One of the benefits of living in Helsinki was catching every new vaccine days or even weeks earlier than the rest of the country, and Torsti had gone to the big launch party at the Senate Square with his parents. And the new vaccine was so popular that the fisherwoman had jumped at the chance of helping Torsti get to Jungfruholmen, in exchange for a verified transmission.
“Sending a twelve-year-old out to the sea on his own, just like that.” Grandfather said, shaking his head. “Everyone has gone mad. When I was your age, we couldn’t always trust the machines to save you. That’s what’s wrong with this world, it’s too safe.”
“No, it’s not,” Torsti said. “It’s not safe. People still get old. People can still die.”

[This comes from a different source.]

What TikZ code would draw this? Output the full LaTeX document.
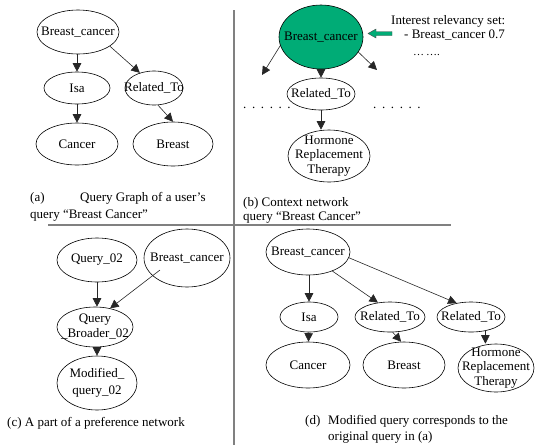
\documentclass[tikz,border=0pt]{standalone}
\usepackage{fontspec}
\setmainfont{Liberation Serif}
\usetikzlibrary{shapes.geometric,arrows.meta,calc}
\definecolor{sea}{RGB}{0,172,118}
\definecolor{divgray}{RGB}{128,128,128}
\begin{document}
\begin{tikzpicture}[x=1pt,y=-1pt,
  every node/.style={font=\fontsize{13}{15}\selectfont},
  ell/.style={draw, ellipse, inner sep=-40pt, line width=0.6pt, align=center},
  conn/.style={line width=0.6pt, draw=black!85, -{Triangle[length=8.5pt,width=8.5pt]}},
  divider/.style={draw=divgray, line width=2pt},
  captext/.style={anchor=base west, inner sep=0pt},
  dotrow/.style={anchor=base west, inner sep=0pt}]
\useasboundingbox (0,0) rectangle (535,445);

% dividers
\draw[divider] (233.5,10) -- (233.5,445);
\draw[divider] (48,225) -- (451,225);

% ---------------- panel (a)
\node[ell, minimum width=82pt, minimum height=44pt] (a1) at (78,32) {Breast\_cancer};
\node[ell, minimum width=66pt, minimum height=32pt] (a2) at (77,88) {Isa};
\node[ell, minimum width=58pt, minimum height=34pt] (a3) at (154,88) {Related\_To};
\node[ell, minimum width=82pt, minimum height=42pt] (a4) at (77,144) {Cancer};
\node[ell, minimum width=80pt, minimum height=44pt] (a5) at (173,144) {Breast};
\draw[conn] (a1.south -| a2) -- (a2);
\draw[conn] (a1.-24) -- (a3.133);
\draw[conn] (a3.-77) -- (a5.north);
\draw[conn] (a2) -- (a4);
\node[captext] (capa1) at (30,201) {(a)};
\node[captext] (capa2) at (80,201) {Query Graph of a user’s};
\node[captext] (capa3) at (30,218) {query “Breast Cancer”};

% ---------------- panel (b)
\node[ell, fill=sea, minimum width=84pt, minimum height=64pt] (b1) at (321,37) {Breast\_cancer};
\node[ell, minimum width=68pt, minimum height=32pt] (b2) at (321,94) {Related\_To};
\node[ell, minimum width=82pt, minimum height=52pt, font=\fontsize{13}{14.5}\selectfont] (b3) at (329,156) {Hormone\\Replacement\\Therapy};
\coordinate (bl) at (262,75);
\coordinate (br) at (377,70);
\draw[conn] (b1.192) -- (bl);
\draw[conn] (b1.-22) -- (br);
\draw[conn] (b1) -- (b2);
\draw[conn] (b2.south) -- (b2.south |- b3.north);
\node[dotrow] (dl) at (243,108) {.\hspace{5.6pt}.\hspace{5.6pt}.\hspace{5.6pt}.\hspace{5.6pt}.\hspace{5.6pt}.};
\node[dotrow] (dr) at (373,108) {.\hspace{5.6pt}.\hspace{5.6pt}.\hspace{5.6pt}.\hspace{5.6pt}.\hspace{5.6pt}.};
\filldraw[fill=sea, draw=black!70, line width=0.4pt]
  (368,33.5) -- (376,29) -- (376,31.5) -- (392,31.5) -- (392,35.5) -- (376,35.5) -- (376,38) -- cycle;
\node[captext] (rel1) at (391,24) {Interest relevancy set:};
\node[captext] (rel2) at (404,38) {- Breast\_cancer 0.7};
\node[captext, font=\fontsize{11}{13}\selectfont] (rel3) at (413,55) {…\,….};
\node[captext] (capb1) at (243,206) {(b) Context network};
\node[captext] (capb2) at (243,220) {query “Breast Cancer”};

% ---------------- panel (c)
\node[ell, minimum width=80pt, minimum height=44pt] (c1) at (97,260) {Query\_02};
\node[ell, minimum width=86pt, minimum height=58pt] (c2) at (187,258) {Breast\_cancer};
\node[ell, minimum width=76pt, minimum height=40pt] (c3) at (95,327) {Query\\\_Broader\_02};
\node[ell, minimum width=80pt, minimum height=54pt, font=\fontsize{13}{17}\selectfont] (c4) at (97,383) {Modified\_\\query\_02};
\draw[conn] (c1.south) -- (c1.south |- c3.north);
\draw[conn] ($(c2)+(-27,12)$) -- (c3.51);
\draw[conn] (c3.south -| c4) -- (c4.north);
\node[captext] (capc) at (7,426) {(c) A part of a preference network};

% ---------------- panel (d)
\node[ell, minimum width=84pt, minimum height=46pt] (d1) at (308,252) {Breast\_cancer};
\node[ell, minimum width=58pt, minimum height=30pt] (d2) at (309,317) {Isa};
\node[ell, minimum width=70pt, minimum height=30pt] (d3) at (390,317) {Related\_To};
\node[ell, minimum width=68pt, minimum height=30pt] (d4) at (471,317) {Related\_To};
\node[ell, minimum width=84pt, minimum height=46pt] (d5) at (308,365) {Cancer};
\node[ell, minimum width=82pt, minimum height=46pt] (d6) at (404,365) {Breast};
\node[ell, minimum width=76pt, minimum height=48pt, font=\fontsize{13}{14.5}\selectfont] (d7) at (496,368) {Hormone\\Replacement\\Therapy};
\draw[conn] (d1.south -| d2) -- (d2);
\draw[conn] (d1.-38) -- (d3.130);
\draw[conn] (d1.-8) -- (d4.136);
\draw[conn] (d3.-80) -- (d6.97);
\draw[conn] (d2) -- (d5);
\draw[conn] (d4.-44) -- (d4.-44 |- d7.north);
\node[captext] (capd1) at (305,424) {(d)};
\node[captext] (capd2) at (328,424) {Modified query corresponds to the};
\node[captext] (capd3) at (328,440) {original query in (a)};
\end{tikzpicture}
\end{document}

“Unless they get this bloody vaccine, is that it? A vaccine against death?”
It wasn’t a fix for death, not really. Torsti knew as much. But it was the next best thing. It was the last in the long series of vaccines the Global Immunity Foundation had been releasing for decades. Backed by a group of billionaires, they had invented transmissible vaccines to stop Pandemic One—a controversial move at the time, but necessary when more than half of Americans and countless others around the world had refused to be vaccinated against COVID-19. After an initial uproar, the Foundation had been hailed as heroes after they stopped Pandemic Two in its tracks, saving countless lives. In the two decades since, the Foundation’s vaccine releases had been coming out on a regular basis: first, updates against emerging coronaviruses, flu, dengue, pre-pandemic zoonotics. And eventually, protection from the big ones, non-transmissible diseases—heart disease, Alzheimer’s, and cancer.
Now each vaccine release was a global event, a cause for celebration. At Senate Square, this one had rained down on a cheering, dancing crowd from dispersal drones amidst a bioluminescent fireworks display. Pre-infected choirs had sung it onto onlookers from the steps of the Helsinki Cathedral. The new vaccine was a senolytic: it trained your immune system to kill the zombie cells that accumulated in your body with aging. You wouldn’t live forever, but you would stay healthy much longer—no one knew how long. There were still mice alive from the first experiments, decades ago.
Torsti had clinked glasses with Mom and Dad when their phone sequencers confirmed their infections—champagne for his parents, Pommac for him—and then hugged and kissed passersby, all in vaccine season masks—feathers, crowns, and horns, but always leaving the mouth and nose uncovered. And then, all of a sudden it was as if he was watching the revelers from behind a pane of glass, cold and distant. How could they celebrate when there were those who would be left behind?
Like Grandfather.
“Is that what this is about, Torsti? You don’t want me to die?” Grandfather asked.
Torsti stared at him. Grandfather really didn’t understand. But maybe it was unfair to expect him to. Unlike Torsti, he hadn’t grown up with Mom coming home and talking about her job at the Long Reflection Committee. Over and over, she had explained what a special time this was in the human history. Things no longer hung in balance, existential threats—pandemics, bioterror, rogue AIs—had been overcome. It was time to look toward the deep future and decide humanity’s destiny.
Torsti had loved it, and had devoured everything the Committee published that Mom let him read. He had even started contributing ideas to the Committee’s open simulations that mapped out possible futures, millions of years ahead. He had spent countless hours wandering through the virtual worlds, until his parents disabled his opto. And even then, his imagination kept going, conjuring images of things to come.
GRANDFATHER DIDN’T REALIZE THAT THE VACCINE WAS JUST THE FIRST STEP. THECommittee scenarios were clear. If you extended your life by just a decade or two, the next set of longevity technologies would come along—not just to prevent aging but to restore youth—and so on. Longevity escape velocity, it was called. If you made it just a little bit further, you could travel to the stars, live as long as the universe itself.